* **Task details**:
Your task is to repeat all of the material exactly.

* **Material provided**:

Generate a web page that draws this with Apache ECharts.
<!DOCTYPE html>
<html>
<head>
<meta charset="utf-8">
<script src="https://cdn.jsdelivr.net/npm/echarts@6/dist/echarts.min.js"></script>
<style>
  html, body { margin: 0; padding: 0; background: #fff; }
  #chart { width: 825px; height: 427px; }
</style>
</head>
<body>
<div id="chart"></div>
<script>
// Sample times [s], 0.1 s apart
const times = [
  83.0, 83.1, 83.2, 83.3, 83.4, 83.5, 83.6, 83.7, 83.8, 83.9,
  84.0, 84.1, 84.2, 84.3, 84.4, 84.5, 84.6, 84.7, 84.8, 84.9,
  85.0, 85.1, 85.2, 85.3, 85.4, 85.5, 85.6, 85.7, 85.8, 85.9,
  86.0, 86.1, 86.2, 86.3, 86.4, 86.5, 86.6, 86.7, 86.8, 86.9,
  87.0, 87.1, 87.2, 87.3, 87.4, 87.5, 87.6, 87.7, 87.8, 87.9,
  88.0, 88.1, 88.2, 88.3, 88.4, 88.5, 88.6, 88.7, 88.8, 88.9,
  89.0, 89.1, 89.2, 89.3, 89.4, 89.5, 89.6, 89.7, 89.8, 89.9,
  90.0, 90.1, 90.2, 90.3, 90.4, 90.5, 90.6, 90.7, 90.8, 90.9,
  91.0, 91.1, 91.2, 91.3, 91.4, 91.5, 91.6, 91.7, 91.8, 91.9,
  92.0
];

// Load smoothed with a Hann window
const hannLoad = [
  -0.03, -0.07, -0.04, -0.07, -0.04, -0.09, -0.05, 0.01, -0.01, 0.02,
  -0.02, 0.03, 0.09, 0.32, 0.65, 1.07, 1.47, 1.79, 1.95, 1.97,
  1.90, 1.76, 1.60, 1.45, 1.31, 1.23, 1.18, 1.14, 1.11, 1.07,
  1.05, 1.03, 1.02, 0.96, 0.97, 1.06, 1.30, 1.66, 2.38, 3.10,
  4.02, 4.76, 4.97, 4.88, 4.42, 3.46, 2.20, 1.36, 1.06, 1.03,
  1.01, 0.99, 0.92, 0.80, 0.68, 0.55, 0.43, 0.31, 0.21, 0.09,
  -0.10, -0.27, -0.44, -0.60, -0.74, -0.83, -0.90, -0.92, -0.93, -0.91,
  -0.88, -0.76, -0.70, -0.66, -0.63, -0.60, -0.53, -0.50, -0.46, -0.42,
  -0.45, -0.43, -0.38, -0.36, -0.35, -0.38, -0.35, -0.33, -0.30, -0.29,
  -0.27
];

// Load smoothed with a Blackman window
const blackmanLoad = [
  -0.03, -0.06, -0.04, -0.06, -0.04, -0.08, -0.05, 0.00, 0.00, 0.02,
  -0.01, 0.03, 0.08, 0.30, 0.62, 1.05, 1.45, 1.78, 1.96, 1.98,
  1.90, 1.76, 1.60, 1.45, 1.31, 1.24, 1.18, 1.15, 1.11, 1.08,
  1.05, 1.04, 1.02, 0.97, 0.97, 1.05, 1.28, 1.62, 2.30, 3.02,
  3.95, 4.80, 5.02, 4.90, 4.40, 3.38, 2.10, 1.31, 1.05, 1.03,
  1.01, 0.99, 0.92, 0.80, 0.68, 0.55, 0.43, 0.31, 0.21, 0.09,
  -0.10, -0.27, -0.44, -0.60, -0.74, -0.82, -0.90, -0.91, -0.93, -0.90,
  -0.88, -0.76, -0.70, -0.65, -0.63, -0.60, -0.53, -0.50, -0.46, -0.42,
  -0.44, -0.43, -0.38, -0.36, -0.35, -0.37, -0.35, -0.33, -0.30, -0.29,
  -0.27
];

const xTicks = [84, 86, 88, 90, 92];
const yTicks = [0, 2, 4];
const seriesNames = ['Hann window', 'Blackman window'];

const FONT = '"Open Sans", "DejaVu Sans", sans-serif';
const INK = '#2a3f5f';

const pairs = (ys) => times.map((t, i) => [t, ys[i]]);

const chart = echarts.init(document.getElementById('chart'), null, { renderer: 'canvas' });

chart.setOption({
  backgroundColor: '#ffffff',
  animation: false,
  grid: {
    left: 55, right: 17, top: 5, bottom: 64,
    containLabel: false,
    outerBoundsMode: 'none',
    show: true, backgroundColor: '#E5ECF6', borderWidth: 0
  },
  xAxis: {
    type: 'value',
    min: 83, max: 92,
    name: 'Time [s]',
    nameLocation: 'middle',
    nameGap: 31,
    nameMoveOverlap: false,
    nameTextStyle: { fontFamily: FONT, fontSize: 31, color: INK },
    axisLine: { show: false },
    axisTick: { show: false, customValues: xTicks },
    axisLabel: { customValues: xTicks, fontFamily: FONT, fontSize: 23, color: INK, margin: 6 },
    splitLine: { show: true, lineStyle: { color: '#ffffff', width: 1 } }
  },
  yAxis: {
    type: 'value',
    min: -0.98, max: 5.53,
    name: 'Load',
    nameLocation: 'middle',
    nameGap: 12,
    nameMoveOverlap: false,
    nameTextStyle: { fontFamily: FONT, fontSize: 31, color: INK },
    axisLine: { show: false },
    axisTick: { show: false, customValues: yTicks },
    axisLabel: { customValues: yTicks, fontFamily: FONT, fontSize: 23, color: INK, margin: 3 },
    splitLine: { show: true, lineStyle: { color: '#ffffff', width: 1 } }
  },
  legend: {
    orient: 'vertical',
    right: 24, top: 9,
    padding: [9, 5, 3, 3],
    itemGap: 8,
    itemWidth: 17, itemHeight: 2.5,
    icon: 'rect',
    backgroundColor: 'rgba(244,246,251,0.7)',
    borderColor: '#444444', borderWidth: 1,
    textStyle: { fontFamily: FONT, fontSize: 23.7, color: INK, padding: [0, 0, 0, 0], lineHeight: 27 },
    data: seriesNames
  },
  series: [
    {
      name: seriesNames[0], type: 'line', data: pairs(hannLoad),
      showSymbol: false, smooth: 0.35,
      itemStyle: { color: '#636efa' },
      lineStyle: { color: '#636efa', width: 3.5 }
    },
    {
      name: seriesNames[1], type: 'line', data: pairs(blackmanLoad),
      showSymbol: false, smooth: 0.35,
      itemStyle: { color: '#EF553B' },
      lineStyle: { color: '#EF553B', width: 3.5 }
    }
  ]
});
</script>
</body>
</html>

* **Response to this exercise**:
Generate a web page that draws this with Apache ECharts.
<!DOCTYPE html>
<html>
<head>
<meta charset="utf-8">
<script src="https://cdn.jsdelivr.net/npm/echarts@6/dist/echarts.min.js"></script>
<style>
  html, body { margin: 0; padding: 0; background: #fff; }
  #chart { width: 825px; height: 427px; }
</style>
</head>
<body>
<div id="chart"></div>
<script>
// Sample times [s], 0.1 s apart
const times = [
  83.0, 83.1, 83.2, 83.3, 83.4, 83.5, 83.6, 83.7, 83.8, 83.9,
  84.0, 84.1, 84.2, 84.3, 84.4, 84.5, 84.6, 84.7, 84.8, 84.9,
  85.0, 85.1, 85.2, 85.3, 85.4, 85.5, 85.6, 85.7, 85.8, 85.9,
  86.0, 86.1, 86.2, 86.3, 86.4, 86.5, 86.6, 86.7, 86.8, 86.9,
  87.0, 87.1, 87.2, 87.3, 87.4, 87.5, 87.6, 87.7, 87.8, 87.9,
  88.0, 88.1, 88.2, 88.3, 88.4, 88.5, 88.6, 88.7, 88.8, 88.9,
  89.0, 89.1, 89.2, 89.3, 89.4, 89.5, 89.6, 89.7, 89.8, 89.9,
  90.0, 90.1, 90.2, 90.3, 90.4, 90.5, 90.6, 90.7, 90.8, 90.9,
  91.0, 91.1, 91.2, 91.3, 91.4, 91.5, 91.6, 91.7, 91.8, 91.9,
  92.0
];

// Load smoothed with a Hann window
const hannLoad = [
  -0.03, -0.07, -0.04, -0.07, -0.04, -0.09, -0.05, 0.01, -0.01, 0.02,
  -0.02, 0.03, 0.09, 0.32, 0.65, 1.07, 1.47, 1.79, 1.95, 1.97,
  1.90, 1.76, 1.60, 1.45, 1.31, 1.23, 1.18, 1.14, 1.11, 1.07,
  1.05, 1.03, 1.02, 0.96, 0.97, 1.06, 1.30, 1.66, 2.38, 3.10,
  4.02, 4.76, 4.97, 4.88, 4.42, 3.46, 2.20, 1.36, 1.06, 1.03,
  1.01, 0.99, 0.92, 0.80, 0.68, 0.55, 0.43, 0.31, 0.21, 0.09,
  -0.10, -0.27, -0.44, -0.60, -0.74, -0.83, -0.90, -0.92, -0.93, -0.91,
  -0.88, -0.76, -0.70, -0.66, -0.63, -0.60, -0.53, -0.50, -0.46, -0.42,
  -0.45, -0.43, -0.38, -0.36, -0.35, -0.38, -0.35, -0.33, -0.30, -0.29,
  -0.27
];

// Load smoothed with a Blackman window
const blackmanLoad = [
  -0.03, -0.06, -0.04, -0.06, -0.04, -0.08, -0.05, 0.00, 0.00, 0.02,
  -0.01, 0.03, 0.08, 0.30, 0.62, 1.05, 1.45, 1.78, 1.96, 1.98,
  1.90, 1.76, 1.60, 1.45, 1.31, 1.24, 1.18, 1.15, 1.11, 1.08,
  1.05, 1.04, 1.02, 0.97, 0.97, 1.05, 1.28, 1.62, 2.30, 3.02,
  3.95, 4.80, 5.02, 4.90, 4.40, 3.38, 2.10, 1.31, 1.05, 1.03,
  1.01, 0.99, 0.92, 0.80, 0.68, 0.55, 0.43, 0.31, 0.21, 0.09,
  -0.10, -0.27, -0.44, -0.60, -0.74, -0.82, -0.90, -0.91, -0.93, -0.90,
  -0.88, -0.76, -0.70, -0.65, -0.63, -0.60, -0.53, -0.50, -0.46, -0.42,
  -0.44, -0.43, -0.38, -0.36, -0.35, -0.37, -0.35, -0.33, -0.30, -0.29,
  -0.27
];

const xTicks = [84, 86, 88, 90, 92];
const yTicks = [0, 2, 4];
const seriesNames = ['Hann window', 'Blackman window'];

const FONT = '"Open Sans", "DejaVu Sans", sans-serif';
const INK = '#2a3f5f';

const pairs = (ys) => times.map((t, i) => [t, ys[i]]);

const chart = echarts.init(document.getElementById('chart'), null, { renderer: 'canvas' });

chart.setOption({
  backgroundColor: '#ffffff',
  animation: false,
  grid: {
    left: 55, right: 17, top: 5, bottom: 64,
    containLabel: false,
    outerBoundsMode: 'none',
    show: true, backgroundColor: '#E5ECF6', borderWidth: 0
  },
  xAxis: {
    type: 'value',
    min: 83, max: 92,
    name: 'Time [s]',
    nameLocation: 'middle',
    nameGap: 31,
    nameMoveOverlap: false,
    nameTextStyle: { fontFamily: FONT, fontSize: 31, color: INK },
    axisLine: { show: false },
    axisTick: { show: false, customValues: xTicks },
    axisLabel: { customValues: xTicks, fontFamily: FONT, fontSize: 23, color: INK, margin: 6 },
    splitLine: { show: true, lineStyle: { color: '#ffffff', width: 1 } }
  },
  yAxis: {
    type: 'value',
    min: -0.98, max: 5.53,
    name: 'Load',
    nameLocation: 'middle',
    nameGap: 12,
    nameMoveOverlap: false,
    nameTextStyle: { fontFamily: FONT, fontSize: 31, color: INK },
    axisLine: { show: false },
    axisTick: { show: false, customValues: yTicks },
    axisLabel: { customValues: yTicks, fontFamily: FONT, fontSize: 23, color: INK, margin: 3 },
    splitLine: { show: true, lineStyle: { color: '#ffffff', width: 1 } }
  },
  legend: {
    orient: 'vertical',
    right: 24, top: 9,
    padding: [9, 5, 3, 3],
    itemGap: 8,
    itemWidth: 17, itemHeight: 2.5,
    icon: 'rect',
    backgroundColor: 'rgba(244,246,251,0.7)',
    borderColor: '#444444', borderWidth: 1,
    textStyle: { fontFamily: FONT, fontSize: 23.7, color: INK, padding: [0, 0, 0, 0], lineHeight: 27 },
    data: seriesNames
  },
  series: [
    {
      name: seriesNames[0], type: 'line', data: pairs(hannLoad),
      showSymbol: false, smooth: 0.35,
      itemStyle: { color: '#636efa' },
      lineStyle: { color: '#636efa', width: 3.5 }
    },
    {
      name: seriesNames[1], type: 'line', data: pairs(blackmanLoad),
      showSymbol: false, smooth: 0.35,
      itemStyle: { color: '#EF553B' },
      lineStyle: { color: '#EF553B', width: 3.5 }
    }
  ]
});
</script>
</body>
</html>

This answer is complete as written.